The view from Beeston towards Sandy Heath March 2010
The view from Beeston towards Sandy Heath March 2010

Volume 41 produced by Bedfordshire Historical Records Society in 1961 is devoted to 13th and 14th century coroner's rolls for Bedfordshire from the National Archives, edited and translated by R. F. Hunnisett.

Entry 101 reads: After vespers on 9th October 1270 Gilbert the Shepherd of Kinwick went from his house in the hamlet of Kinwick in the parish of Sandy to his sheepfold a furlong outside the town on the east and did not return that night. His wife Rose searched for him with her neighbours, and on the next day through the neighbourhood in towns and fields and could not find him. On 13th October Gilbert's son Hugh was watching sheep on Sandy Heath and there found his father slain, being struck through the middle of the hattrel (either the crown of the head or nape of the neck) apparently with an axe, raised the hue and ran to the town. The neighbours came and the hue was followed. Hugh found pledges, Ralph Wybet and Henry Blanfrunt, both of Kinwick".

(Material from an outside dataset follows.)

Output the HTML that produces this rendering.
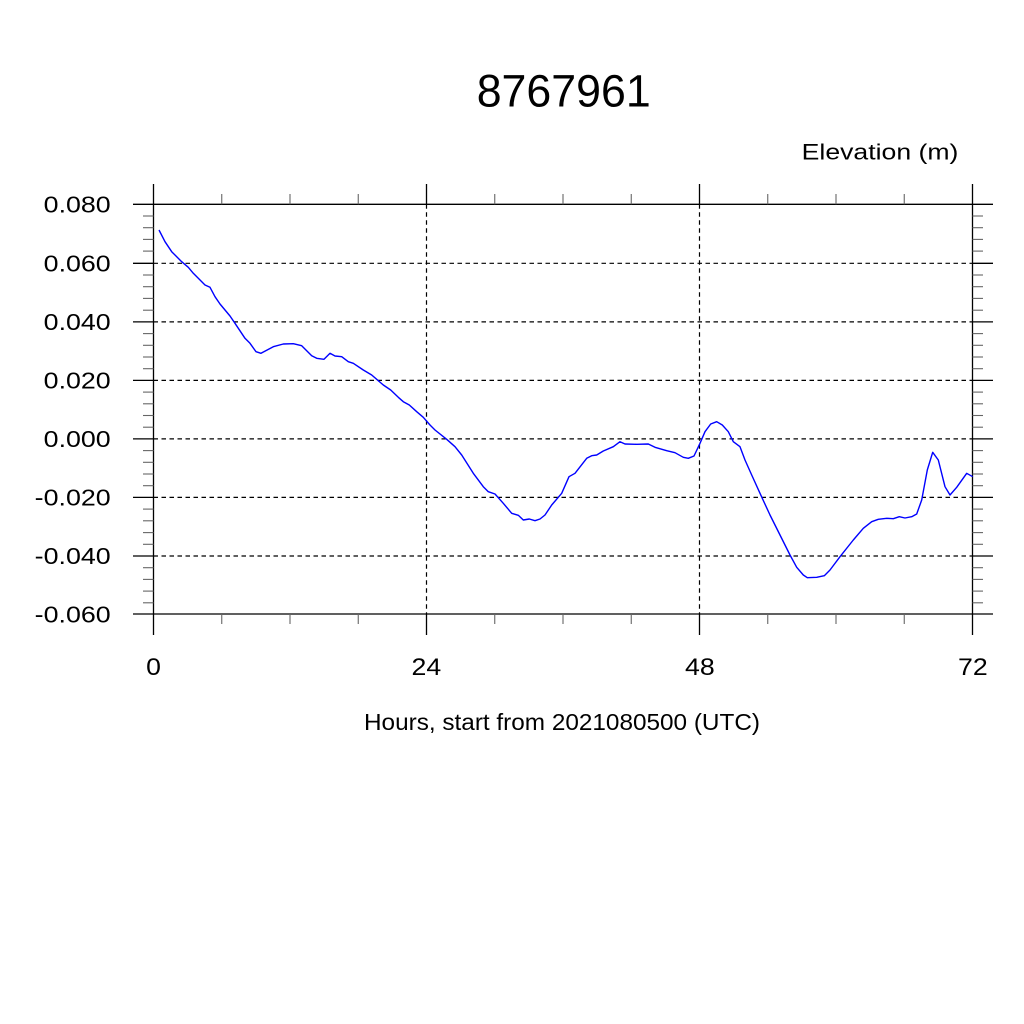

"Inquest before the same coroner [Geoffrey Rodland] by Sutton, Potton, Everton and Sandy, who did not know who killed Gilbert or where he was killed, but they well knew that he was not killed where he was found. Rose found pledges, Ralph Wybet and Peter the Shepherd of Kinwick. The neighbours were attached: Peter the Shepherd by Hugh Rikeld and Martin Petyt; Martin Petit by Hugh Aubre and Peter the Shepherd; William Aylline by John Ayline and Robert the Clerk; Richard Muriel by Hugh Aubre and William le Marchant".

R. F. Hunnisett notes that at the eyre it was presented that Gilbert the Shepherd, who was shepherd to the Prior of Chicksands, was killed  by unknown felons. No Englishry was presented so murdrum was imposed on the hundred. The neighbours did not come but were not suspected though their pledges were amerced. The four townships were amerced for not attending the inquest.